Rubio: ‘Top priority’ of State Department will be US interests

OSTN Staff

Sen. Marco Rubio of Florida, President-elect Donald Trump’s pick to be secretary of State, on Wednesday vowed that the “top priority” of U.S. foreign policy “will be the United States” as he outlined his life story and his goals if confirmed to be America’s top diplomat.

In his remarks before his colleagues on the Senate Foreign Relations Committee, Rubio outlined that under Trump and him, the State Department will put forward policies that make America “more prosperous” and avoid past mistakes where “America far too often continued to prioritize the “global order” above our core national interests.”

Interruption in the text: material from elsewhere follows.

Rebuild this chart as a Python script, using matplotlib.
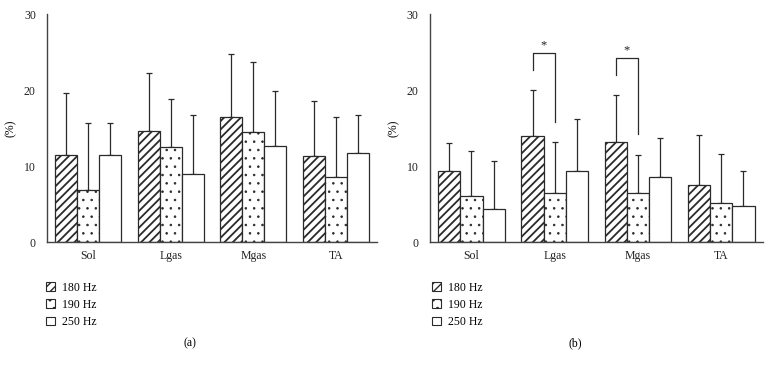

Rubio, who remains in the Senate until he is confirmed, received a chummy and friendly response from the foreign policy panel. Both the top Republican, Chair Jim Risch of Idaho, and top Democrat, Ranking Member Jeanne Shaheen of New Hampshire, agreed that Rubio is qualified to hold the job and offered praise and positive stories of their working experiences with him. Risch also cracked jokes at the outset of the hearing.

Yet Rubio also faced early hecklers. Anti-war protesters decried him as a supporter of “forever wars.” Liberal protesters associated with the activist group Code Pink yelled “education is a human right” and castigated him for supporting sanctions on the governments of Cuba, Nicaragua and Venezuela.

In response to a Spanish-language protest accusing him of “killing the children of Nicaragua, Venezuela and Cuba,” Rubio quipped “I get bilingual protests.”